Task instructions:
Take the lines from the one with "Generate a web" through the one with "const bajoErr = [0.71, 0.71, 0.70, 0.71, 0.71, 0.71];", both ends kept, and reproduce them exactly without the pictures.

Data records:
##########

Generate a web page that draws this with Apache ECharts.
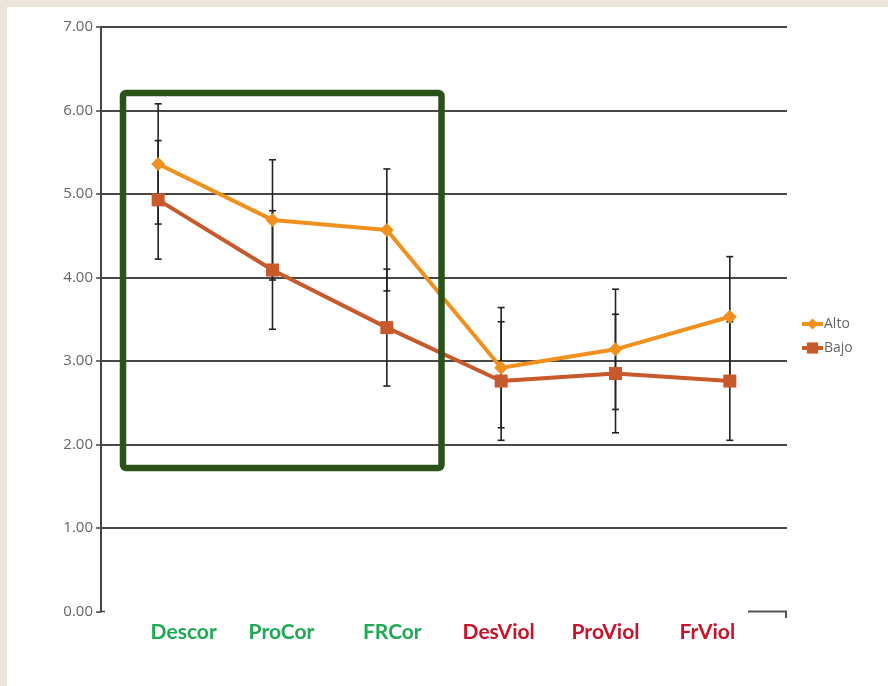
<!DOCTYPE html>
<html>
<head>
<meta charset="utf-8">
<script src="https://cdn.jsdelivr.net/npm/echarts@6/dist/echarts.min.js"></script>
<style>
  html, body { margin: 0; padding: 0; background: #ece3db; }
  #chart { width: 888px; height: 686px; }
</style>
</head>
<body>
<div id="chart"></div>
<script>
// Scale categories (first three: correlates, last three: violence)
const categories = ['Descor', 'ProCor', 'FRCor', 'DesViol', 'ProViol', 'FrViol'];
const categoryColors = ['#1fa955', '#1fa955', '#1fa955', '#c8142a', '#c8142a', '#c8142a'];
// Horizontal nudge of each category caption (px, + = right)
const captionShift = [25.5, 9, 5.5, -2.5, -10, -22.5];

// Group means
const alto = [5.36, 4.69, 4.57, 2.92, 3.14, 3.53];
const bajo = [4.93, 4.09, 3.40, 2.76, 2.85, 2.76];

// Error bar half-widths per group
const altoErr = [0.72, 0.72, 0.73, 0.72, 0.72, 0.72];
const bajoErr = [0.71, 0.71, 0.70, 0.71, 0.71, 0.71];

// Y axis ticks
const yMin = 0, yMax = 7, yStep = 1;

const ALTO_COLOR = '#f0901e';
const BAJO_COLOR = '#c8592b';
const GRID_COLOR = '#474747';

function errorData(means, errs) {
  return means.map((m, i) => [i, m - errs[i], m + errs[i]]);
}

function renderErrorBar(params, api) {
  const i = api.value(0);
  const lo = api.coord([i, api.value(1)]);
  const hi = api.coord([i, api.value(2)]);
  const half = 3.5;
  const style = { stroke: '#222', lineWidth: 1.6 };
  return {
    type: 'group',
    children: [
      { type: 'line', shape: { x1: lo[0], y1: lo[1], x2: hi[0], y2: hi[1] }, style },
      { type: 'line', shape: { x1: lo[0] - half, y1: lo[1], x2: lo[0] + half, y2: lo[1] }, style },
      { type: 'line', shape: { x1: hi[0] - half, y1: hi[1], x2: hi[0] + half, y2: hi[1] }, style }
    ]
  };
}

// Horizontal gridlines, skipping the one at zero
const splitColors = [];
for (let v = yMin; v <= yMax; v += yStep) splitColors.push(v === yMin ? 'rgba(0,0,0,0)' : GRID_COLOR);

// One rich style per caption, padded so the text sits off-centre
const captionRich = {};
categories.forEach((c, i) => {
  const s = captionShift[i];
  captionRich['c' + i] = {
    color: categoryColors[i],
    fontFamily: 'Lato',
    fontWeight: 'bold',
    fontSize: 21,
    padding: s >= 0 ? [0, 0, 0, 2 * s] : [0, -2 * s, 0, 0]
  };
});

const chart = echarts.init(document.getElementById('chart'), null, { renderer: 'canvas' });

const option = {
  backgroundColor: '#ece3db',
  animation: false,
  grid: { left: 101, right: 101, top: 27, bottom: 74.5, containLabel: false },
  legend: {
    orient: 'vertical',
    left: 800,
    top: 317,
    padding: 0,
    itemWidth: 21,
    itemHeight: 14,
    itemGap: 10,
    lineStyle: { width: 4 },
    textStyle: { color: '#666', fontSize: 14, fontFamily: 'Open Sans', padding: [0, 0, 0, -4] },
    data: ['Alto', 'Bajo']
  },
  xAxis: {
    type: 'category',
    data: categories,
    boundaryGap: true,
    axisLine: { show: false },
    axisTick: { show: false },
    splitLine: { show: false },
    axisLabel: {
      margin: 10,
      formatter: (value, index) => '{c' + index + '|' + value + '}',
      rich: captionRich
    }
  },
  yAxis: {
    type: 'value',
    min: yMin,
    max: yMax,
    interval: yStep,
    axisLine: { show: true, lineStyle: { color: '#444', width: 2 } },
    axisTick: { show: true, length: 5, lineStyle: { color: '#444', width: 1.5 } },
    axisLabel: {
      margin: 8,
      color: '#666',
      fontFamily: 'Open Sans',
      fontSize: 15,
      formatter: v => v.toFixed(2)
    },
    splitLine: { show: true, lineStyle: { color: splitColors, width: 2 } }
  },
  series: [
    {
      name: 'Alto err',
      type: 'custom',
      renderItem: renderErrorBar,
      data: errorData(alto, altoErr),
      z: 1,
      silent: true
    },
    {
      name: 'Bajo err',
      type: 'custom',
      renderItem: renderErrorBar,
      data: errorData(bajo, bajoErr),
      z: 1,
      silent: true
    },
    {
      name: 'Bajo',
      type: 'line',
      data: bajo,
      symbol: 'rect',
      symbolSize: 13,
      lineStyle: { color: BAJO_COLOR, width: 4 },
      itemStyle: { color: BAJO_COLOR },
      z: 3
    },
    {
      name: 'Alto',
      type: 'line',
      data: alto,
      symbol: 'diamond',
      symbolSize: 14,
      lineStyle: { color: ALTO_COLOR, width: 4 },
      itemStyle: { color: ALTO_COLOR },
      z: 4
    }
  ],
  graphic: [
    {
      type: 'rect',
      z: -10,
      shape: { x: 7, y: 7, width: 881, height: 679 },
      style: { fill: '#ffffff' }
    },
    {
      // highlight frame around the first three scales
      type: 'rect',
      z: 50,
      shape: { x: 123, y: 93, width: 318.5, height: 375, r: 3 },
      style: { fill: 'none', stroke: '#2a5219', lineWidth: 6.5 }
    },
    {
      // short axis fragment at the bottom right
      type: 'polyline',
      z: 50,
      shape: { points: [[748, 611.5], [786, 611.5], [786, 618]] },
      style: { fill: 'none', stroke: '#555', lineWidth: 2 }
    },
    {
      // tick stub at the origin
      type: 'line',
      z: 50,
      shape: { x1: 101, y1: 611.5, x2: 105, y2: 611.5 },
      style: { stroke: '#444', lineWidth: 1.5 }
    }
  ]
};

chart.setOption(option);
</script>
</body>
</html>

##########

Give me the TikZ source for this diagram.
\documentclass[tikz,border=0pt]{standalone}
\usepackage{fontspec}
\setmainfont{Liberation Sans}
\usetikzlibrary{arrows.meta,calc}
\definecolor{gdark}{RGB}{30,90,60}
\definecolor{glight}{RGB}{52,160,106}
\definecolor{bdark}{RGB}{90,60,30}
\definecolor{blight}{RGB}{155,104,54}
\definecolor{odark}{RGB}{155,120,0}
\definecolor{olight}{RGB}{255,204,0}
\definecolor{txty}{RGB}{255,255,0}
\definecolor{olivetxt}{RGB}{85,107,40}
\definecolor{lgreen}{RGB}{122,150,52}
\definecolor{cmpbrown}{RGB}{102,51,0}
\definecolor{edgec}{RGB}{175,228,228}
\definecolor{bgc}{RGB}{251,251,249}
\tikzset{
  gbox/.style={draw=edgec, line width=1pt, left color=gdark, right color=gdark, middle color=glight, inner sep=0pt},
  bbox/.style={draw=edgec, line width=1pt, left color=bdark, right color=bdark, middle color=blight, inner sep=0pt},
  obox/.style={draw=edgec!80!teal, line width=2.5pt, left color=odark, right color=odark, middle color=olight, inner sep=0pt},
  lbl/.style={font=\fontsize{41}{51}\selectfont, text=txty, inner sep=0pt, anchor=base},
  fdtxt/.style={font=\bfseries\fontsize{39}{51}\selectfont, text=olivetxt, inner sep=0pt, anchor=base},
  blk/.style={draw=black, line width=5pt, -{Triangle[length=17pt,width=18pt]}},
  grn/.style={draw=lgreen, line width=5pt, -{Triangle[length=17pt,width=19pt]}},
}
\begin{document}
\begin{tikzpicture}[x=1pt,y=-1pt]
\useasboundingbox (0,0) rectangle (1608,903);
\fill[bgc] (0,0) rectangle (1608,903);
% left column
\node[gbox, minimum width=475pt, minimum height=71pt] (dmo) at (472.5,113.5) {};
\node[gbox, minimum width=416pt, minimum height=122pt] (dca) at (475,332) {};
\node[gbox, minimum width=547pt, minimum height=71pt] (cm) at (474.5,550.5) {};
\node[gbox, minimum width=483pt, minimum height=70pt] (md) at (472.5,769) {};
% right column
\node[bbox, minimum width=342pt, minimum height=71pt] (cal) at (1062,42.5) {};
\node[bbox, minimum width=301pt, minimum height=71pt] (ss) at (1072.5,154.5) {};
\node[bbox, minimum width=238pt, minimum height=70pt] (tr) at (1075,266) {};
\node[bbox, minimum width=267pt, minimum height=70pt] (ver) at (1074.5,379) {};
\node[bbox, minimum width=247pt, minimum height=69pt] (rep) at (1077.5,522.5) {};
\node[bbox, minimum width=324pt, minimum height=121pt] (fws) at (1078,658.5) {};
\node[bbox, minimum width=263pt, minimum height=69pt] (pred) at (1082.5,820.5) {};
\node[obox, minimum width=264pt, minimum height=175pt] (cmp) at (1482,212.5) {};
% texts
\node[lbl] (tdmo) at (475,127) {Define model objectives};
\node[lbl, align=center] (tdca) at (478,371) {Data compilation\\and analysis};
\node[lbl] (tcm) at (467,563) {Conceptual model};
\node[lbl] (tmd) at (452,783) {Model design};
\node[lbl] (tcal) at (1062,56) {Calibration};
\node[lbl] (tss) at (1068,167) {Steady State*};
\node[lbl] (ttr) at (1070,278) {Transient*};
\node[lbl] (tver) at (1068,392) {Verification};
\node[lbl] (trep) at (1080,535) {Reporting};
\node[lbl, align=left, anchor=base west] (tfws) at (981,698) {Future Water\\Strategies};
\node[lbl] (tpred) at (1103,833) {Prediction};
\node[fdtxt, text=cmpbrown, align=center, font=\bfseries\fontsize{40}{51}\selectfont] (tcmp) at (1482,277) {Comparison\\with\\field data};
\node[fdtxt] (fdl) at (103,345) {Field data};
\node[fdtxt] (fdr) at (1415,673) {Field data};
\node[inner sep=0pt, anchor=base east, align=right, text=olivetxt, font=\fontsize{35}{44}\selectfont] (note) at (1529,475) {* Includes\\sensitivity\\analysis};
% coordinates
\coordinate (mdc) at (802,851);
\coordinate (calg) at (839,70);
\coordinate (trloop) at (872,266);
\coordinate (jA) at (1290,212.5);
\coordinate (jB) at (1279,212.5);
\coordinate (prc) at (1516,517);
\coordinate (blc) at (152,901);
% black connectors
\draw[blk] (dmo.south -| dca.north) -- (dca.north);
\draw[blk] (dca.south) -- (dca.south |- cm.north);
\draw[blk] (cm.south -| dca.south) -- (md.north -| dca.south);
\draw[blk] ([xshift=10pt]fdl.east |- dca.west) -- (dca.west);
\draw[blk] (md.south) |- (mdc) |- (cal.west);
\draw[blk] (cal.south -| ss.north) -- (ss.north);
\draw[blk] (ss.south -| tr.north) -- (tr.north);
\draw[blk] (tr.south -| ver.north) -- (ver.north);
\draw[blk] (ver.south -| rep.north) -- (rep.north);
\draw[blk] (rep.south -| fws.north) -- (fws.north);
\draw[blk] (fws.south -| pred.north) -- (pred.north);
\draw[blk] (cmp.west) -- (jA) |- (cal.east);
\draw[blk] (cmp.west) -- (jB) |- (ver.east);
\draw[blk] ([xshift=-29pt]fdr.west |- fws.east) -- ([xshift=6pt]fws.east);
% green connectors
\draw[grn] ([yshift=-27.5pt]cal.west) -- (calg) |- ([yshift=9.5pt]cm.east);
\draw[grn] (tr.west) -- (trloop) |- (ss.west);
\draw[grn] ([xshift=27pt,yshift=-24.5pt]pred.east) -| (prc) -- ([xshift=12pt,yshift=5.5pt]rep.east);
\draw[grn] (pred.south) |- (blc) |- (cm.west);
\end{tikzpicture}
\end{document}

##########

The output:
Generate a web page that draws this with Apache ECharts.
<!DOCTYPE html>
<html>
<head>
<meta charset="utf-8">
<script src="https://cdn.jsdelivr.net/npm/echarts@6/dist/echarts.min.js"></script>
<style>
  html, body { margin: 0; padding: 0; background: #ece3db; }
  #chart { width: 888px; height: 686px; }
</style>
</head>
<body>
<div id="chart"></div>
<script>
// Scale categories (first three: correlates, last three: violence)
const categories = ['Descor', 'ProCor', 'FRCor', 'DesViol', 'ProViol', 'FrViol'];
const categoryColors = ['#1fa955', '#1fa955', '#1fa955', '#c8142a', '#c8142a', '#c8142a'];
// Horizontal nudge of each category caption (px, + = right)
const captionShift = [25.5, 9, 5.5, -2.5, -10, -22.5];

// Group means
const alto = [5.36, 4.69, 4.57, 2.92, 3.14, 3.53];
const bajo = [4.93, 4.09, 3.40, 2.76, 2.85, 2.76];

// Error bar half-widths per group
const altoErr = [0.72, 0.72, 0.73, 0.72, 0.72, 0.72];
const bajoErr = [0.71, 0.71, 0.70, 0.71, 0.71, 0.71];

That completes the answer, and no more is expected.